Apparently, Don Lemon took his dog to the Michael Vick Dog Obedience Training School where he learned that beating your dog will teach it to roll over when you tell it to or whatever, and that's a great way to train your kids too, even as Cuomo keeps trying to explain to him that the research on that says nuh-uh.
"It's also teaching a child that violence sometimes has a necessity in life," Cuomo says. But, Lemon insists, spanking is not violent. And to prove it, he grabs Camerota's hand and slaps it and says, "This is not violent." Yes, really.
"Ow," Camerota says, and then they all have a good super awkward chuckle about it, and then she says "ow" some more, but hopefully, she's learned her lesson and knows to fear Lemon now, like a good dog.
Then Lemon goes on to explain how he's evolved on the position he took 24 hours earlier:
"I have to say that when I was a kid, I would have to go and get the switch off the tree," Lemon recounted. "And if I brought back a switch that wasn’t big enough, then my grandmother or my dad or my mom would go get a bigger one.”
"I'm not condoning what Adrian Peterson is alleged of doing, but, you know, people do discipline their children."

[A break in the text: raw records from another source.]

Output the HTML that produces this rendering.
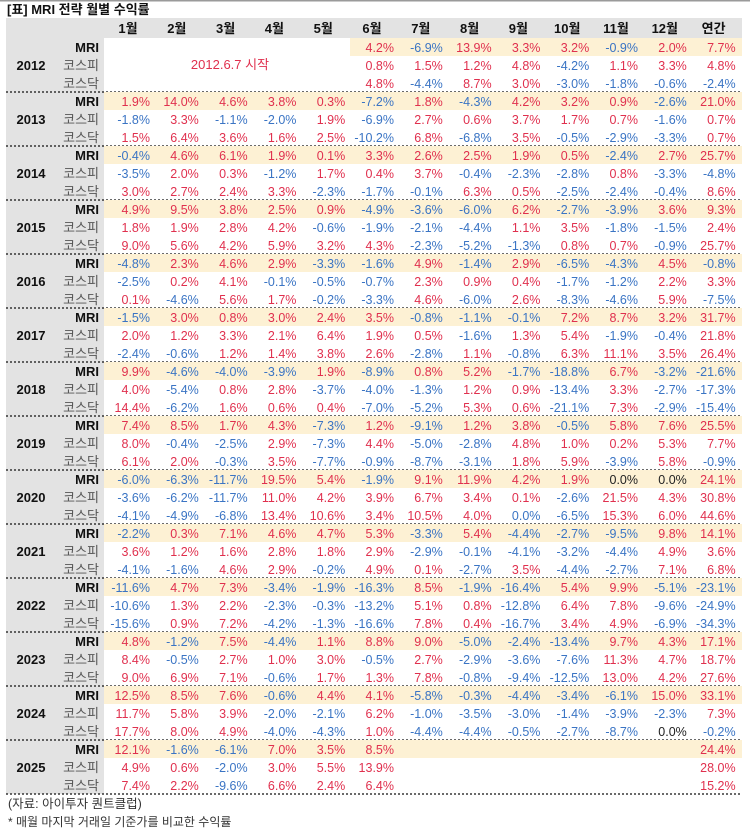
<!DOCTYPE html>
<html><head><meta charset="utf-8">
<style>
html,body{margin:0;padding:0;background:#fff;}
svg{display:block;font-family:"Liberation Sans","Noto Sans CJK KR",sans-serif;}
</style></head>
<body>
<svg id="tbl" width="750" height="833" viewBox="0 0 750 833" xmlns="http://www.w3.org/2000/svg">
<rect x="0" y="0" width="750" height="1.5" fill="#9a9a9a"/>
<text x="7" y="14" font-size="13" font-weight="bold" fill="#111">[표] MRI 전략 월별 수익률</text>
</svg>
<script>
const years=[2012,2013,2014,2015,2016,2017,2018,2019,2020,2021,2022,2023,2024,2025];
const headers=["1월","2월","3월","4월","5월","6월","7월","8월","9월","10월","11월","12월","연간"];
const rowLabels=["MRI","코스피","코스닥"];
const N=null;
const mri=[
[N,N,N,N,N,4.2,-6.9,13.9,3.3,3.2,-0.9,2.0,7.7],
[1.9,14.0,4.6,3.8,0.3,-7.2,1.8,-4.3,4.2,3.2,0.9,-2.6,21.0],
[-0.4,4.6,6.1,1.9,0.1,3.3,2.6,2.5,1.9,0.5,-2.4,2.7,25.7],
[4.9,9.5,3.8,2.5,0.9,-4.9,-3.6,-6.0,6.2,-2.7,-3.9,3.6,9.3],
[-4.8,2.3,4.6,2.9,-3.3,-1.6,4.9,-1.4,2.9,-6.5,-4.3,4.5,-0.8],
[-1.5,3.0,0.8,3.0,2.4,3.5,-0.8,-1.1,-0.1,7.2,8.7,3.2,31.7],
[9.9,-4.6,-4.0,-3.9,1.9,-8.9,0.8,5.2,-1.7,-18.8,6.7,-3.2,-21.6],
[7.4,8.5,1.7,4.3,-7.3,1.2,-9.1,1.2,3.8,-0.5,5.8,7.6,25.5],
[-6.0,-6.3,-11.7,19.5,5.4,-1.9,9.1,11.9,4.2,1.9,0.0,0.0,24.1],
[-2.2,0.3,7.1,4.6,4.7,5.3,-3.3,5.4,-4.4,-2.7,-9.5,9.8,14.1],
[-11.6,4.7,7.3,-3.4,-1.9,-16.3,8.5,-1.9,-16.4,5.4,9.9,-5.1,-23.1],
[4.8,-1.2,7.5,-4.4,1.1,8.8,9.0,-5.0,-2.4,-13.4,9.7,4.3,17.1],
[12.5,8.5,7.6,-0.6,4.4,4.1,-5.8,-0.3,-4.4,-3.4,-6.1,15.0,33.1],
[12.1,-1.6,-6.1,7.0,3.5,8.5,N,N,N,N,N,N,24.4]];
const kospi=[
[N,N,N,N,N,0.8,1.5,1.2,4.8,-4.2,1.1,3.3,4.8],
[-1.8,3.3,-1.1,-2.0,1.9,-6.9,2.7,0.6,3.7,1.7,0.7,-1.6,0.7],
[-3.5,2.0,0.3,-1.2,1.7,0.4,3.7,-0.4,-2.3,-2.8,0.8,-3.3,-4.8],
[1.8,1.9,2.8,4.2,-0.6,-1.9,-2.1,-4.4,1.1,3.5,-1.8,-1.5,2.4],
[-2.5,0.2,4.1,-0.1,-0.5,-0.7,2.3,0.9,0.4,-1.7,-1.2,2.2,3.3],
[2.0,1.2,3.3,2.1,6.4,1.9,0.5,-1.6,1.3,5.4,-1.9,-0.4,21.8],
[4.0,-5.4,0.8,2.8,-3.7,-4.0,-1.3,1.2,0.9,-13.4,3.3,-2.7,-17.3],
[8.0,-0.4,-2.5,2.9,-7.3,4.4,-5.0,-2.8,4.8,1.0,0.2,5.3,7.7],
[-3.6,-6.2,-11.7,11.0,4.2,3.9,6.7,3.4,0.1,-2.6,21.5,4.3,30.8],
[3.6,1.2,1.6,2.8,1.8,2.9,-2.9,-0.1,-4.1,-3.2,-4.4,4.9,3.6],
[-10.6,1.3,2.2,-2.3,-0.3,-13.2,5.1,0.8,-12.8,6.4,7.8,-9.6,-24.9],
[8.4,-0.5,2.7,1.0,3.0,-0.5,2.7,-2.9,-3.6,-7.6,11.3,4.7,18.7],
[11.7,5.8,3.9,-2.0,-2.1,6.2,-1.0,-3.5,-3.0,-1.4,-3.9,-2.3,7.3],
[4.9,0.6,-2.0,3.0,5.5,13.9,N,N,N,N,N,N,28.0]];
const kosdaq=[
[N,N,N,N,N,4.8,-4.4,8.7,3.0,-3.0,-1.8,-0.6,-2.4],
[1.5,6.4,3.6,1.6,2.5,-10.2,6.8,-6.8,3.5,-0.5,-2.9,-3.3,0.7],
[3.0,2.7,2.4,3.3,-2.3,-1.7,-0.1,6.3,0.5,-2.5,-2.4,-0.4,8.6],
[9.0,5.6,4.2,5.9,3.2,4.3,-2.3,-5.2,-1.3,0.8,0.7,-0.9,25.7],
[0.1,-4.6,5.6,1.7,-0.2,-3.3,4.6,-6.0,2.6,-8.3,-4.6,5.9,-7.5],
[-2.4,-0.6,1.2,1.4,3.8,2.6,-2.8,1.1,-0.8,6.3,11.1,3.5,26.4],
[14.4,-6.2,1.6,0.6,0.4,-7.0,-5.2,5.3,0.6,-21.1,7.3,-2.9,-15.4],
[6.1,2.0,-0.3,3.5,-7.7,-0.9,-8.7,-3.1,1.8,5.9,-3.9,5.8,-0.9],
[-4.1,-4.9,-6.8,13.4,10.6,3.4,10.5,4.0,0.0,-6.5,15.3,6.0,44.6],
[-4.1,-1.6,4.6,2.9,-0.2,4.9,0.1,-2.7,3.5,-4.4,-2.7,7.1,6.8],
[-15.6,0.9,7.2,-4.2,-1.3,-16.6,7.8,0.4,-16.7,3.4,4.9,-6.9,-34.3],
[9.0,6.9,7.1,-0.6,1.7,1.3,7.8,-0.8,-9.4,-12.5,13.0,4.2,27.6],
[17.7,8.0,4.9,-4.0,-4.3,1.0,-4.4,-4.4,-0.5,-2.7,-8.7,0.0,-0.2],
[7.4,2.2,-9.6,6.6,2.4,6.4,N,N,N,N,N,N,15.2]];

const svg=document.getElementById('tbl');
const NS="http://www.w3.org/2000/svg";
const X0=6, XL=104, XR=742, TOP=38, RH=18, BH=54;
function colRight(i){return 150+48.8*i;}
function rowTop(b,r){return TOP+BH*b+RH*r;}
function mk(tag,attrs,txt){const e=document.createElementNS(NS,tag);for(const k in attrs)e.setAttribute(k,attrs[k]);if(txt!=null)e.textContent=txt;svg.appendChild(e);return e;}
function valColor(v,b,r,c){
  if(v===0){ if(b===8&&r===2&&c===8) return "#3a74c4"; return "#222";}
  return v>0?"#e0304e":"#3a74c4";
}
// header band
let e;
e=mk('rect',{x:X0,y:18,width:XR-X0,height:20,fill:"#e3e3e3"});


// left label column
e=mk('rect',{x:X0,y:38,width:XL-X0,height:BH*years.length,fill:"#e3e3e3"});


headers.forEach((h,i)=>{
  const t=mk('text',{x:colRight(i)-22,y:33,"font-size":13,"font-weight":"bold","text-anchor":"middle",fill:"#111"},h);
  
  
});
const series=[mri,kospi,kosdaq];
years.forEach((yr,b)=>{
  // MRI yellow band
  const yx=(b===0)?350:XL;
  const band=mk('rect',{x:yx,y:rowTop(b,0),width:XR-yx,height:RH,fill:"#fdf1d4"});
  
  
  const yt=mk('text',{x:31,y:rowTop(b,1)+14,"font-size":13,"font-weight":"bold","text-anchor":"middle",fill:"#111"},String(yr));
  
  
  rowLabels.forEach((lab,r)=>{
    const lt=mk('text',{x:99,y:rowTop(b,r)+14,"font-size":13,"font-weight":r===0?"bold":"normal","text-anchor":"end",fill:r===0?"#111":"#555"},lab);
    
    
    series[r][b].forEach((v,c)=>{
      if(v===null) return;
      const vt=mk('text',{x:colRight(c),y:rowTop(b,r)+14,"font-size":12.5,"text-anchor":"end",fill:valColor(v,b,r,c)},v.toFixed(1)+"%");
      
      
    });
  });
  const sep=mk('line',{x1:X0,x2:XR,y1:rowTop(b,3),y2:rowTop(b,3),stroke:"#111","stroke-width":1.3,"stroke-dasharray":"2,2"});
  
  
});
e=mk('text',{x:230,y:69,"font-size":13,"text-anchor":"middle",fill:"#e0304e"},"2012.6.7 시작");


e=mk('text',{x:8,y:808,"font-size":12.5,fill:"#333"},"(자료: 아이투자 퀀트클럽)");


e=mk('text',{x:8,y:826,"font-size":12,fill:"#333"},"* 매월 마지막 거래일 기준가를 비교한 수익률");


</script>
</body></html>
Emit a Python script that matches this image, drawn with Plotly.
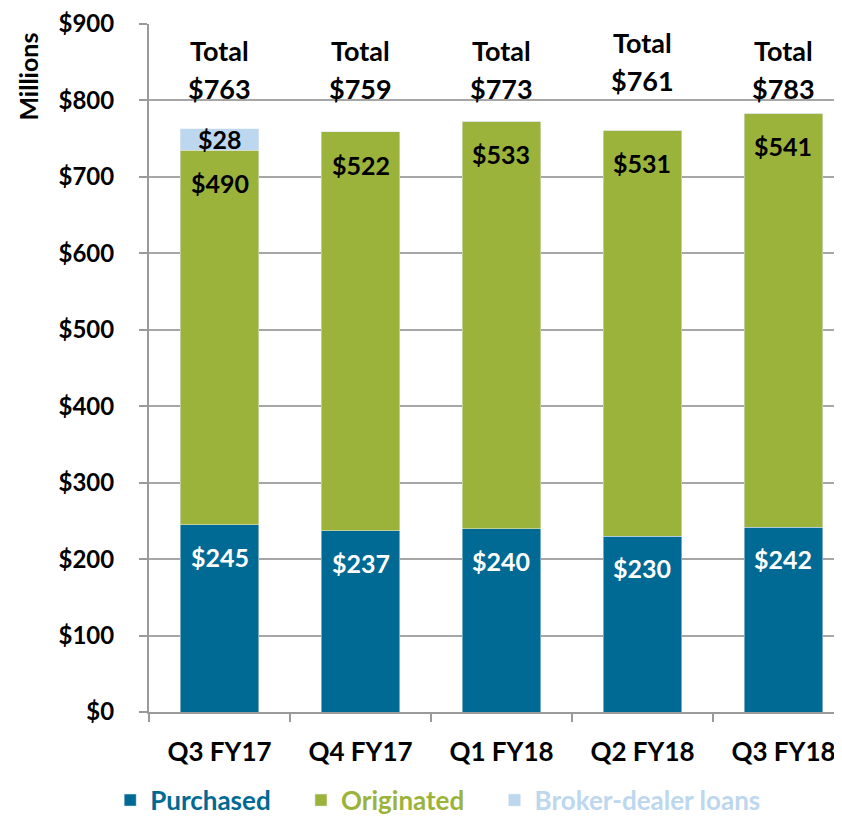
import plotly.graph_objects as go

categories = ["Q3 FY17", "Q4 FY17", "Q1 FY18", "Q2 FY18", "Q3 FY18"]
purchased = [245, 237, 240, 230, 242]
originated = [490, 522, 533, 531, 541]
broker_dealer = [28, 0, 0, 0, 0]
totals = [763, 759, 773, 761, 783]

C_PUR = "#006A94"
C_ORI = "#9BB33B"
C_BRK = "#BDD7EE"
FONT = "Lato"
PAD = "\u00a0" * 4

def f(size, color="black"):
    return dict(color=color, size=size, family=FONT, weight="bold")

fig = go.Figure()
fig.add_trace(go.Bar(x=categories, y=purchased, marker_color=C_PUR,
                     name=f"<span style='color:{C_PUR}'>Purchased</span>{PAD}"))
fig.add_trace(go.Bar(x=categories, y=originated, marker_color=C_ORI,
                     name=f"<span style='color:{C_ORI}'>Originated</span>{PAD}"))
fig.add_trace(go.Bar(x=categories, y=broker_dealer, marker_color=C_BRK,
                     name=f"<span style='color:{C_BRK}'>Broker-dealer loans</span>"))

# value labels
for i, c in enumerate(categories):
    fig.add_annotation(x=c, y=purchased[i], text=f"${purchased[i]}", showarrow=False,
                       yanchor="top", yshift=-15, font=f(25, "white"))
    fig.add_annotation(x=c, y=purchased[i] + originated[i], text=f"${originated[i]}", showarrow=False,
                       yanchor="top", yshift=-16, font=f(25))
    if broker_dealer[i]:
        fig.add_annotation(x=c, y=purchased[i] + originated[i] + broker_dealer[i] / 2,
                           text=f"${broker_dealer[i]}", showarrow=False, yanchor="middle",
                           font=f(25))
    lift = 8 if i == 3 else 0
    fig.add_annotation(x=c, y=869, text="Total", showarrow=False,
                       yanchor="middle", yshift=lift - 3, font=f(27))
    fig.add_annotation(x=c, y=816, text=f"${totals[i]}", showarrow=False,
                       yanchor="middle", yshift=lift, font=f(27))

fig.add_annotation(xref="paper", yref="paper", x=-0.175, y=0.99, text="Millions",
                   textangle=-90, showarrow=False, xanchor="center", yanchor="top",
                   font=f(25))

fig.update_layout(
    barmode="stack",
    bargap=0.44,
    width=834, height=808,
    margin=dict(l=141, r=0, t=16, b=104, autoexpand=False),
    plot_bgcolor="white", paper_bgcolor="white",
    font=dict(family=FONT, size=24, color="black", weight="bold"),
    showlegend=True,
    legend=dict(orientation="h", x=-0.056, xanchor="left", y=-0.094, yanchor="top",
                font=f(26), itemwidth=30, traceorder="normal"),
)
fig.update_xaxes(range=[-0.5, 4.415], showline=True, linecolor="#9A9A9A", linewidth=2,
                 ticks="outside", tickson="boundaries", ticklen=8, tickcolor="#9A9A9A",
                 tickwidth=2, ticklabelstandoff=16, automargin=False,
                 tickfont=f(26))
fig.update_yaxes(range=[0, 900], dtick=100, tickprefix="$", showline=True,
                 linecolor="#9A9A9A", linewidth=2, gridcolor="#A6A6A6", gridwidth=2,
                 ticks="outside", ticklen=8, tickcolor="#9A9A9A", tickwidth=2,
                 ticklabelstandoff=20, zeroline=False, automargin=False,
                 tickfont=f(24))

fig.write_html("out.html")
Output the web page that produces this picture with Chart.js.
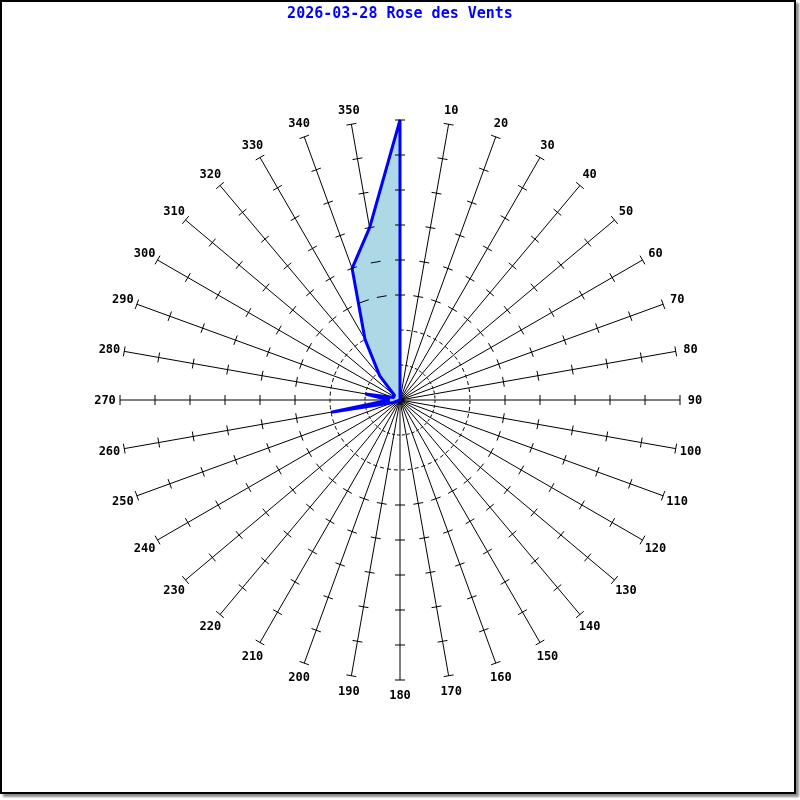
<!DOCTYPE html>
<html>
<head>
<meta charset="utf-8">
<script src="https://cdn.jsdelivr.net/npm/chart.js@4/dist/chart.umd.min.js"></script>
<style>
    body { margin: 0; background: #fff; }
    #frame {
        position: absolute; left: 0; top: 0;
        width: 792px; height: 790px;
        border: 2px solid #000;
        box-shadow: 3px 3px 2px rgba(0, 0, 0, 0.45);
    }
    #roseChart { position: absolute; left: 0; top: 0; }
</style>
</head>
<body>
<div id="frame"></div>
<canvas id="roseChart" width="800" height="800"></canvas>
<script>
// Directions (degrees) and the labels written around the rose
const directions = [0, 10, 20, 30, 40, 50, 60, 70, 80, 90, 100, 110, 120, 130, 140, 150, 160, 170,
    180, 190, 200, 210, 220, 230, 240, 250, 260, 270, 280, 290, 300, 310, 320, 330, 340, 350];
const dirLabels = ['', '10', '20', '30', '40', '50', '60', '70', '80', '90', '100', '110', '120', '130', '140', '150', '160', '170',
    '180', '190', '200', '210', '220', '230', '240', '250', '260', '270', '280', '290', '300', '310', '320', '330', '340', '350'];

// Wind frequency per direction (scale 0..8)
const windValues = [8, 0, 0, 0, 0, 0, 0, 0, 0, 0, 0, 0, 0, 0, 0, 0, 0, 0,
    0, 0, 0, 0, 0, 0, 0, 0.2, 2, 0.3, 1, 0.2, 0.2, 0.2, 0.9, 2, 4, 5];

// Radial ticks: circles drawn for the inner ones, cross marks for the rest
const circleTicks = [1, 2];
const markTicks = [3, 4, 5, 6, 7, 8];

// spoke tick marks + direction labels, drawn over everything
const rosePlugin = {
    id: 'rosePlugin',
    afterDraw(chart) {
        const scale = chart.scales.r;
        const ctx = chart.ctx;
        ctx.save();
        ctx.strokeStyle = '#000';
        ctx.lineWidth = 1;
        directions.forEach((d, i) => {
            const a = scale.getIndexAngle(i) - Math.PI / 2;
            const px = -Math.sin(a), py = Math.cos(a);
            markTicks.forEach(v => {
                const p = scale.getPointPosition(i, scale.getDistanceFromCenterForValue(v));
                ctx.beginPath();
                ctx.moveTo(p.x - 5 * px, p.y - 5 * py);
                ctx.lineTo(p.x + 5 * px, p.y + 5 * py);
                ctx.stroke();
            });
        });
        ctx.fillStyle = '#000';
        ctx.font = 'bold 12px "DejaVu Sans Mono", monospace';
        ctx.textAlign = 'center';
        ctx.textBaseline = 'middle';
        dirLabels.forEach((lbl, i) => {
            if (!lbl) return;
            const p = scale.getPointPosition(i, scale.drawingArea + 15);
            ctx.fillText(lbl, p.x, p.y + 1);
        });
        ctx.restore();
    }
};

const ctx = document.getElementById('roseChart').getContext('2d');
const roseChart = new Chart(ctx, {
    type: 'radar',
    data: {
        labels: dirLabels,
        datasets: [{
            data: windValues,
            borderColor: '#0000ff',
            backgroundColor: '#add8e6',
            borderWidth: 3,
            borderJoinStyle: 'bevel',
            fill: true,
            tension: 0,
            pointRadius: 0,
            pointHoverRadius: 0
        }]
    },
    options: {
        responsive: false,
        animation: false,
        devicePixelRatio: 1,
        layout: { padding: { left: 120, right: 120, bottom: 120, top: 0 } },
        plugins: {
            legend: { display: false },
            tooltip: { enabled: false },
            title: {
                display: true,
                text: '2026-03-28 Rose des Vents',
                color: '#0000ff',
                font: { family: '"DejaVu Sans Mono", monospace', size: 15, weight: 'bold' },
                padding: { top: 5, bottom: 97 }
            }
        },
        scales: {
            r: {
                min: 0,
                max: 8,
                z: 1,
                ticks: { display: false, stepSize: 1 },
                pointLabels: { display: false },
                angleLines: { display: true, color: '#000', lineWidth: 1 },
                grid: {
                    circular: true,
                    color: c => circleTicks.includes(c.tick.value) ? '#000' : null,
                    lineWidth: c => circleTicks.includes(c.tick.value) ? 1 : 0
                },
                border: {
                    dash: c => c.tick && c.tick.value === 1 ? [3, 2] : [4, 3]
                }
            }
        }
    },
    plugins: [rosePlugin]
});
</script>
</body>
</html>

Now that he's had time to think about it, though, maybe we collectively should re-examine our thoughts on hitting kids, except that, well, nah, it's probably still a good idea in a lot of cases.
And then things got weirder-er.
Lemon: Especially for me as an African-American, because the question is where did you learn that from? Was that learned from the slave master? Getting the switch? Being beaten?
Cuomo: How is that a rationale? Help me with this. Is this white man's ignorance? I keep hearing this. Well, maybe it was passed down from slave culture. Why would that be a rationale to continue a practice like this? Isn’t that the last thing you would want to continue?
Lemon: Because Chris, the slaves were beaten and some people had to go and get the whip.
There's further discussion in which Lemon continues to insist that hitting kids really is necessary sometimes, but after his Smart Take on how whippings and beating worked well for slaves and dogs, we won't even bother, because honestly, you can't beat that.